Even 40+ years after Eddie Joseph released Premonition, it remains one of the strongest card effects you can do for a lay audience (or for a bunch of magicians, for that matter). In Joseph's original, a thought of card is missing from a deck of cards and is removed from your pocket. It is very clean, but there is a price to pay for the ultra-cleanliness of the effect: it requires two specially gimmicked decks and another deck fully pocket indexed... Too much set-up and pocket weight for most contemporary working performers.
Enter Project X, by Mark Ellison, and put out by Alakazam a few years ago. The effect is similar: a card is thought of, and then the deck is counted onto the table. Only 51 cards, the thought of card is missing, and the performer removes it from an envelope that has been on the table since the beginning of the effect.

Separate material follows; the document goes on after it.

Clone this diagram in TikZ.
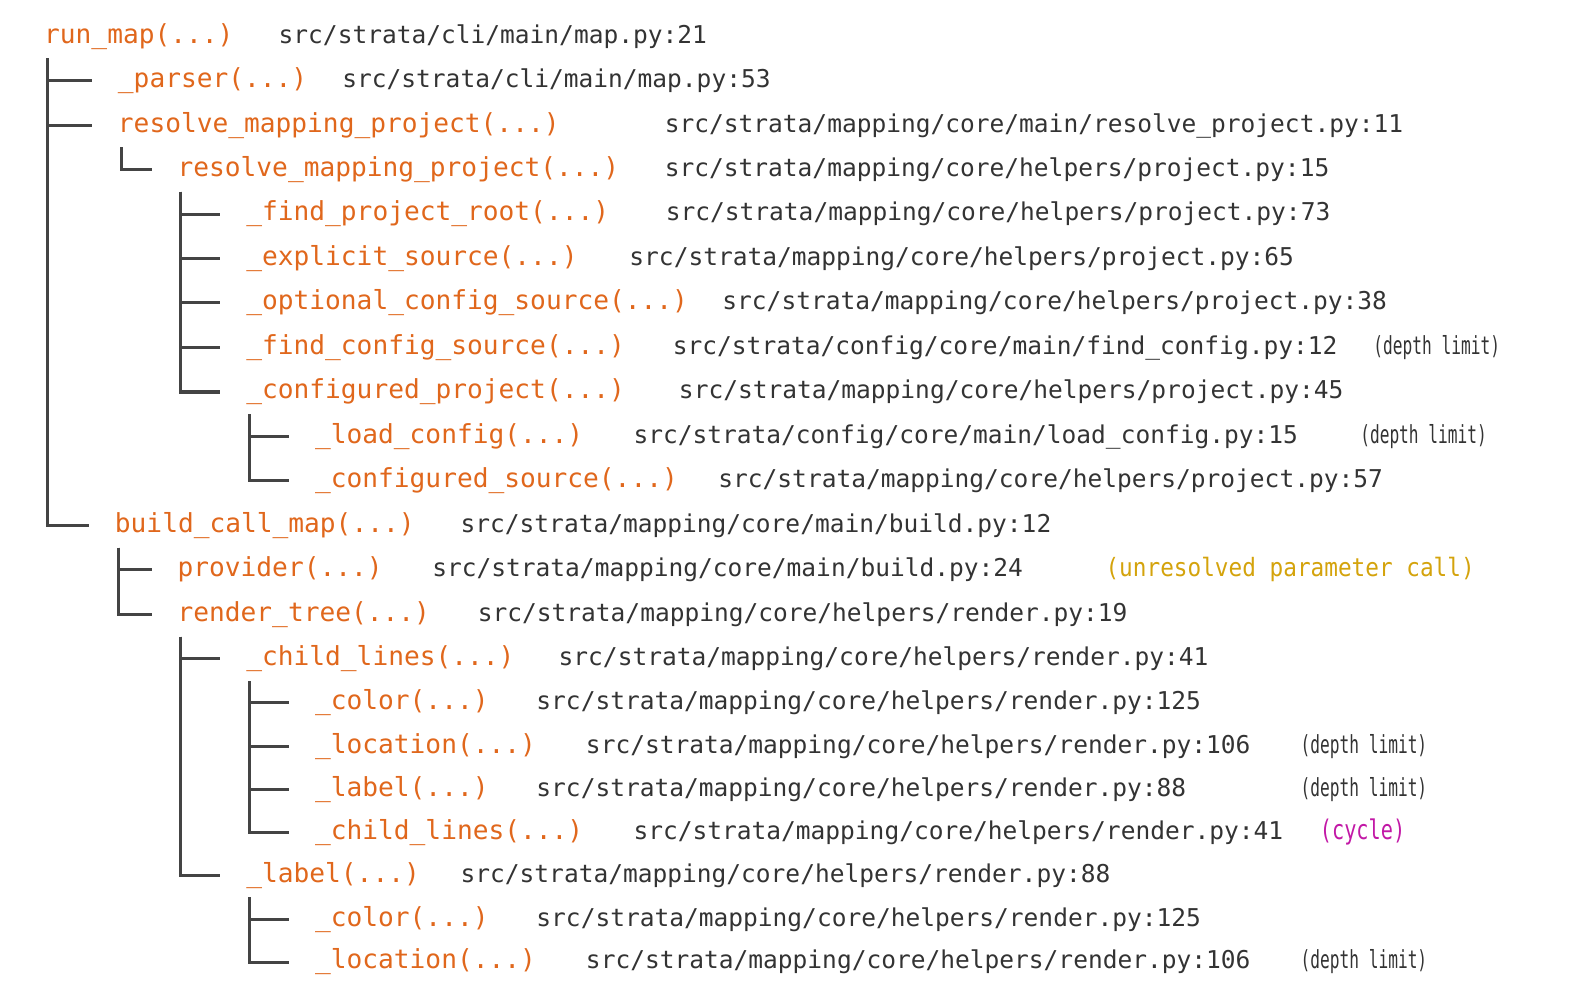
\documentclass[tikz,border=0pt]{standalone}
\usepackage{fontspec}
\newfontfamily\codefont{DejaVu Sans Mono}
\newfontfamily\notefont[FakeStretch=0.65]{DejaVu Sans Mono}
\newfontfamily\narrowmono[FakeStretch=0.75]{DejaVu Sans Mono}
\newfontfamily\warnmono[FakeStretch=0.9]{DejaVu Sans Mono}
\usepackage{xcolor}
\definecolor{cFunc}{HTML}{E0671C}
\definecolor{cPath}{HTML}{333333}
\definecolor{cLine}{HTML}{444444}
\definecolor{cWarn}{HTML}{D4A30C}
\definecolor{cCycle}{HTML}{C218A6}
\usepackage{tikz}
\usetikzlibrary{calc}
\tikzset{
  node-func/.style={anchor=mid west,inner sep=0pt,text=cFunc,
    font=\codefont\fontsize{7.37}{9}\selectfont},
  node-path/.style={anchor=mid west,inner sep=0pt,text=cPath,
    font=\codefont\fontsize{6.9}{8}\selectfont},
  node-depth/.style={anchor=mid west,inner sep=0pt,text=cPath,
    font=\notefont\fontsize{7}{8}\selectfont},
  node-warn/.style={anchor=mid west,inner sep=0pt,text=cWarn,
    font=\warnmono\fontsize{7.1}{8}\selectfont},
  node-cycle/.style={anchor=mid west,inner sep=0pt,text=cCycle,
    font=\narrowmono\fontsize{7.6}{9}\selectfont},
  tree-line/.style={draw=cLine,line width=0.85pt},
}

\begin{document}
\begin{tikzpicture}[x=0.01cm,y=-0.01cm]
  \useasboundingbox (0,0) rectangle (1568,981);
  % call names
  \node[node-func] (r0)  at (43,35)  {run\_map(...)};
  \node[node-func] (r1)  at (116,79) {\_parser(...)};
  \node[node-func] (r2)  at (116,123) {resolve\_mapping\_project(...)};
  \node[node-func] (r3)  at (175,167) {resolve\_mapping\_project(...)};
  \node[node-func] (r4)  at (243,211) {\_find\_project\_root(...)};
  \node[node-func] (r5)  at (243,255) {\_explicit\_source(...)};
  \node[node-func] (r6)  at (243,299) {\_optional\_config\_source(...)};
  \node[node-func] (r7)  at (243,343) {\_find\_config\_source(...)};
  \node[node-func] (r8)  at (243,387) {\_configured\_project(...)};
  \node[node-func] (r9)  at (311,431) {\_load\_config(...)};
  \node[node-func] (r10) at (311,475) {\_configured\_source(...)};
  \node[node-func] (r11) at (113,519) {build\_call\_map(...)};
  \node[node-func] (r12) at (175,563) {provider(...)};
  \node[node-func] (r13) at (175,607) {render\_tree(...)};
  \node[node-func] (r14) at (243,651) {\_child\_lines(...)};
  \node[node-func] (r15) at (311,694) {\_color(...)};
  \node[node-func] (r16) at (311,738) {\_location(...)};
  \node[node-func] (r17) at (311,780) {\_label(...)};
  \node[node-func] (r18) at (311,823) {\_child\_lines(...)};
  \node[node-func] (r19) at (243,865) {\_label(...)};
  \node[node-func] (r20) at (311,909) {\_color(...)};
  \node[node-func] (r21) at (311,951) {\_location(...)};
  % source locations
  \node[node-path] (p0)  at (275,35)  {src/strata/cli/main/map.py:21};
  \node[node-path] (p1)  at (338,79)  {src/strata/cli/main/map.py:53};
  \node[node-path] (p2)  at (657,123) {src/strata/mapping/core/main/resolve\_project.py:11};
  \node[node-path] (p3)  at (657,167) {src/strata/mapping/core/helpers/project.py:15};
  \node[node-path] (p4)  at (658,211) {src/strata/mapping/core/helpers/project.py:73};
  \node[node-path] (p5)  at (622,255) {src/strata/mapping/core/helpers/project.py:65};
  \node[node-path] (p6)  at (714,299) {src/strata/mapping/core/helpers/project.py:38};
  \node[node-path] (p7)  at (665,343) {src/strata/config/core/main/find\_config.py:12};
  \node[node-path] (p8)  at (671,387) {src/strata/mapping/core/helpers/project.py:45};
  \node[node-path] (p9)  at (626,431) {src/strata/config/core/main/load\_config.py:15};
  \node[node-path] (p10) at (710,475) {src/strata/mapping/core/helpers/project.py:57};
  \node[node-path] (p11) at (455,519) {src/strata/mapping/core/main/build.py:12};
  \node[node-path] (p12) at (427,563) {src/strata/mapping/core/main/build.py:24};
  \node[node-path] (p13) at (472,607) {src/strata/mapping/core/helpers/render.py:19};
  \node[node-path] (p14) at (552,651) {src/strata/mapping/core/helpers/render.py:41};
  \node[node-path] (p15) at (530,694) {src/strata/mapping/core/helpers/render.py:125};
  \node[node-path] (p16) at (579,738) {src/strata/mapping/core/helpers/render.py:106};
  \node[node-path] (p17) at (530,780) {src/strata/mapping/core/helpers/render.py:88};
  \node[node-path] (p18) at (626,823) {src/strata/mapping/core/helpers/render.py:41};
  \node[node-path] (p19) at (455,865) {src/strata/mapping/core/helpers/render.py:88};
  \node[node-path] (p20) at (530,909) {src/strata/mapping/core/helpers/render.py:125};
  \node[node-path] (p21) at (579,951) {src/strata/mapping/core/helpers/render.py:106};
  % remarks
  \node[node-depth] (n7)  at (1358,343) {(depth limit)};
  \node[node-depth] (n9)  at (1345,431) {(depth limit)};
  \node[node-warn]  (n12) at (1093,563) {(unresolved parameter call)};
  \node[node-depth] (n16) at (1286,738) {(depth limit)};
  \node[node-depth] (n17) at (1286,780) {(depth limit)};
  \node[node-cycle] (n18) at (1305,823) {(cycle)};
  \node[node-depth] (n21) at (1286,951) {(depth limit)};
  % tree branches
  \foreach \parent/\kid in {r0/r1,r0/r2,r0/r11,r2/r3,r3/r4,r3/r5,r3/r6,r3/r7,r3/r8,
      r8/r9,r8/r10,r11/r12,r11/r13,r13/r14,r13/r19,r14/r15,r14/r16,r14/r17,
      r14/r18,r19/r20,r19/r21}
    \draw[tree-line] ($(\parent.west)+(4,22)$) |- ($(\kid.west)+(-25,0)$);
\end{tikzpicture}
\end{document}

Only one deck is used, and only one prediction card in the envelope. So much more practical than the original Premonition method. The effect is slightly different, of course -- in Premonition, the thought card was somehow removed from the deck in advance, whereas in Project X, the card is seen in the deck, then vanishes.
Unlike the original Premonition, where a spectator could name any card off the top of his head, in Project X, the spectator looks at a card as the deck is riffled before his eyes. So the "thought of" card is glimpsed by the spectator, but not ever touched or selected. One simple sleight is necessary during the routine, but lots of misdirection to execute it.
A strong effect and a practical method. With blue Bicycle poker cards, and printed instructions.